The exposures of the horrifying realities of the institutions prompted advocates to sue state governments on the grounds that their confinement and treatment of persons with mental retardation were unconstitutional. Because of these suits and public pressure, professionals and government officials scrambled for solutions. Initially, the public policy response was to "fix the institutions." This gave way to "change them," which in turn was supplanted by the concept of institutions as "a place of last resort." Some institutions should be retained, the thinking went, so there would be somewhere people could go when there was no other place.
Finally many states arrived at the "close them" stage and settled the lawsuits against them by agreeing to detailed, court-monitored plans to shift residents to smaller facilities and their own communities. In 1975, when a new federal law required that all children with disabilities be provided a public education, the populations at institutions began to plummet. Now that they could send their children to school, parents brought them back home.

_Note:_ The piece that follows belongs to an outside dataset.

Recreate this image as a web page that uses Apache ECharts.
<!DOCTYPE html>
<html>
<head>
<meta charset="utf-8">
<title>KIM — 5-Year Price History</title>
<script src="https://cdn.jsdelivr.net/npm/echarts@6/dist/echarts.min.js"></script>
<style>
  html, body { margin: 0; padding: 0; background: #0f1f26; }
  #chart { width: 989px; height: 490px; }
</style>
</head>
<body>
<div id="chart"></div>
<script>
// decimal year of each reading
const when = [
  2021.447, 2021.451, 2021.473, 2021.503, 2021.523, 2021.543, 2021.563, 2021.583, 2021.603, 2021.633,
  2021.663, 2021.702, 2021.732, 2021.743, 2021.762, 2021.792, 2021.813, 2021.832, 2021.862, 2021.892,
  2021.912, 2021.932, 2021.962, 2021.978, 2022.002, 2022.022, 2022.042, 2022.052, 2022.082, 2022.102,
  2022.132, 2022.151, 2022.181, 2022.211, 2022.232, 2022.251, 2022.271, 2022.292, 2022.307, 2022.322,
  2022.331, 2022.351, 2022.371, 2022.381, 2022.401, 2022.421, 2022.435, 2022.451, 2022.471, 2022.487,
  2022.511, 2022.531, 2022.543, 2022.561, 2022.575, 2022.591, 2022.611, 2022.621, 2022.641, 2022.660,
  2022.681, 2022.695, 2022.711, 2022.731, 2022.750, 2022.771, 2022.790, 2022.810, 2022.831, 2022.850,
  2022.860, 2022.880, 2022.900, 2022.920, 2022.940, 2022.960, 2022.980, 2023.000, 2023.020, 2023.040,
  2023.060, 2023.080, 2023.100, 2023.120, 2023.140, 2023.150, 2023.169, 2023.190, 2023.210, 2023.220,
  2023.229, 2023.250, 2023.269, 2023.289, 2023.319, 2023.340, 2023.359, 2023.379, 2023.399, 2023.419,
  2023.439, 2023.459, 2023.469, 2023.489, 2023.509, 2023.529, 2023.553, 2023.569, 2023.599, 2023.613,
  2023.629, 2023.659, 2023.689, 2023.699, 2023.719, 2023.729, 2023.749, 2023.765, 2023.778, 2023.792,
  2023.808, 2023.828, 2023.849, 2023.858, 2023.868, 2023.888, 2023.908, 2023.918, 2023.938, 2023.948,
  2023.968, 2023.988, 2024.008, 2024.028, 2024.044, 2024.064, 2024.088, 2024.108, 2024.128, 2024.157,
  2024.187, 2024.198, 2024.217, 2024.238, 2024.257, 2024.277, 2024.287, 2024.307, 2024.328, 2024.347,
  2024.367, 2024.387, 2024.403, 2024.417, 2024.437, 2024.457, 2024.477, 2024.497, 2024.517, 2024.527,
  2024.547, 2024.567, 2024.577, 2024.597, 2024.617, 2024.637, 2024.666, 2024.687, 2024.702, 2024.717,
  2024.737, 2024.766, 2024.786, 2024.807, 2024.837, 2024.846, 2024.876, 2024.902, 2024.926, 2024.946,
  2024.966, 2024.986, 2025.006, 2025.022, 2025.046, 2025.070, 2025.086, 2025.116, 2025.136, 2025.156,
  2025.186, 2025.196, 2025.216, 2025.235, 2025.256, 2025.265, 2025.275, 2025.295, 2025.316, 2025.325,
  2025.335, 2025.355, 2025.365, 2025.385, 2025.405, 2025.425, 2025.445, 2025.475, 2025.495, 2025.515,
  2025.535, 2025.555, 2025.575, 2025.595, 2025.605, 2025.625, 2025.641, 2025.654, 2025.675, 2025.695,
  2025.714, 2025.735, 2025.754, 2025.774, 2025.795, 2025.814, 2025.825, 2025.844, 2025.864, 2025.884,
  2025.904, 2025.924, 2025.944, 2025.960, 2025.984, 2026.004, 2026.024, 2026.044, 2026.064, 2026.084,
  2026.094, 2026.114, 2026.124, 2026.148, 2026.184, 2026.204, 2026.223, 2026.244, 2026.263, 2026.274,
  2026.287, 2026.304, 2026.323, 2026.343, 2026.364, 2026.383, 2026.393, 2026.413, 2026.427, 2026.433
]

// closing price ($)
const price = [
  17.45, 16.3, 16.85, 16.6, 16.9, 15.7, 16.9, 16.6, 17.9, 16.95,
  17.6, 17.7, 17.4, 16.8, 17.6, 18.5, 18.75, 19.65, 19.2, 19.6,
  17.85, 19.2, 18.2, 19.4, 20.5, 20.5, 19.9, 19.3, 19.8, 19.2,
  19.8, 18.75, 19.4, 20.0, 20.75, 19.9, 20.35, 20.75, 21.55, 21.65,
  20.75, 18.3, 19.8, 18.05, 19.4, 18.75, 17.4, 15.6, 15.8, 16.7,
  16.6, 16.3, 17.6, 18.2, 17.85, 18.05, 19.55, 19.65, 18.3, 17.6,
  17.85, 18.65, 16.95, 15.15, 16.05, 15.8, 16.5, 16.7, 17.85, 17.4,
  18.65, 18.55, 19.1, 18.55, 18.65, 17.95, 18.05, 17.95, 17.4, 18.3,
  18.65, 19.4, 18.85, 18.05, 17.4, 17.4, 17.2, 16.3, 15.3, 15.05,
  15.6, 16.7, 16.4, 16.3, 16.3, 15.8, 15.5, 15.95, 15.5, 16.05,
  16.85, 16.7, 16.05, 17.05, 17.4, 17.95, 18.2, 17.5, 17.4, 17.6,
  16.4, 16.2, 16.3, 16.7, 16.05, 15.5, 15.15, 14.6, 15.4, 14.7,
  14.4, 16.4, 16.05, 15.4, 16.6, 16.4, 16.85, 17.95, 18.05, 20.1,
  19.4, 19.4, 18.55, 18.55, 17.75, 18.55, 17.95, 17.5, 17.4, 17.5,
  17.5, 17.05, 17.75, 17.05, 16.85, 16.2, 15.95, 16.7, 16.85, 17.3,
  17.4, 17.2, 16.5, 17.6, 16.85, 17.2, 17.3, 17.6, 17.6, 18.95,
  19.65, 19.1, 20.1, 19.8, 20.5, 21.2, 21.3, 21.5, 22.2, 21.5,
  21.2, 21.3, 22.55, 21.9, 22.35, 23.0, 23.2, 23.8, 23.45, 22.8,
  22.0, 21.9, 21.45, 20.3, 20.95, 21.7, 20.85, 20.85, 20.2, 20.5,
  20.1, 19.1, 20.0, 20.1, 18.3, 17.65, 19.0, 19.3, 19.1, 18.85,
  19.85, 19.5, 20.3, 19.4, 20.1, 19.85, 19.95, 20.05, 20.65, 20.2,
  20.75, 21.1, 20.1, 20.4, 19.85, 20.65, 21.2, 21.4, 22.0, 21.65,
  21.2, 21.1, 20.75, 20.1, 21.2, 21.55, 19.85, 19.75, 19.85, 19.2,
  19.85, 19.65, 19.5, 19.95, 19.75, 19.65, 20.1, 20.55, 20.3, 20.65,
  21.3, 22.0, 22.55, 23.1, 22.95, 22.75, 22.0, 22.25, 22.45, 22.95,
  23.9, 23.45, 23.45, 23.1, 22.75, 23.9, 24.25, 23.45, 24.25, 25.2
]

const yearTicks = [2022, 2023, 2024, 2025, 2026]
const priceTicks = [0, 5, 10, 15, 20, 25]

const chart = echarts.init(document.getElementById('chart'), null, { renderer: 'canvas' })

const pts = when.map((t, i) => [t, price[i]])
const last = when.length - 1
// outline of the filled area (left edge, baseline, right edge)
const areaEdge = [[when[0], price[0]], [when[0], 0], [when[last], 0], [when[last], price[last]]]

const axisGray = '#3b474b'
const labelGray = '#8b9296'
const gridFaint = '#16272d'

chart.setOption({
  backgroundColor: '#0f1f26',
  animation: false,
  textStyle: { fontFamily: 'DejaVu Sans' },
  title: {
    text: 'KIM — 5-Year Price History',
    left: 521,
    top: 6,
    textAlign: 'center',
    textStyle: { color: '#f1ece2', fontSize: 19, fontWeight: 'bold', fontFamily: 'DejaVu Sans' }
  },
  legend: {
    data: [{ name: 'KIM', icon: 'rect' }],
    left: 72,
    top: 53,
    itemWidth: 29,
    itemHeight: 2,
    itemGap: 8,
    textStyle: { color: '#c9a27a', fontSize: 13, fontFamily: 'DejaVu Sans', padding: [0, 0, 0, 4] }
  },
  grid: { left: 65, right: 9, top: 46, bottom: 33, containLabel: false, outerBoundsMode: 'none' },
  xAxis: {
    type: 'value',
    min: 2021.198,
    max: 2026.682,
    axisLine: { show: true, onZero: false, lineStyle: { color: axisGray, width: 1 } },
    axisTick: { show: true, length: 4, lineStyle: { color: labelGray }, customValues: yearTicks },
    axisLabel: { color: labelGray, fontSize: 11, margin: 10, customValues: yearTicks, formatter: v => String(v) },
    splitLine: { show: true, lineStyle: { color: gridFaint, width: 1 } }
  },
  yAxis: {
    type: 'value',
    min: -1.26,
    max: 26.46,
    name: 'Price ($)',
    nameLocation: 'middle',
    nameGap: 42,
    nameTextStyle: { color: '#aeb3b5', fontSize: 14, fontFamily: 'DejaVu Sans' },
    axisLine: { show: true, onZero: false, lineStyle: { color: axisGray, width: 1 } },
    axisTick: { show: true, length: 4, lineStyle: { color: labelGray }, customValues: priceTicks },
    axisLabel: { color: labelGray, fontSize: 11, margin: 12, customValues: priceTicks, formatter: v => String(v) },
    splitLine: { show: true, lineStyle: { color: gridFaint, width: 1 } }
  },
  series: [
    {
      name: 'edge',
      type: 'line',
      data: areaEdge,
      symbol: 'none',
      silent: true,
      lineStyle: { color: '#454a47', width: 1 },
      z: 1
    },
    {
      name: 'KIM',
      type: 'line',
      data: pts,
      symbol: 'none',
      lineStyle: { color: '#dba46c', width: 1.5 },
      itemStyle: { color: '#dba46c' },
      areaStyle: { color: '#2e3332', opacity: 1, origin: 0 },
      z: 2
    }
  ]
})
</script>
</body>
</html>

Despite the horror stories of public institutions and the awareness that individuals with disabilities have a higher quality of life in the community, institutions are still supported by some groups. These groups, such as Voice of the Retarded, consist mostly of older parents, who on the advice of doctors decades ago, made the difficult decision to place their children in an institution. Members of these groups have not been convinced that the community can offer a better, safer environment for their sons and daughters. Most parents, professionals, and persons with disabilities, however, believe that institutions do not, and can not, provide a natural, healthy environment.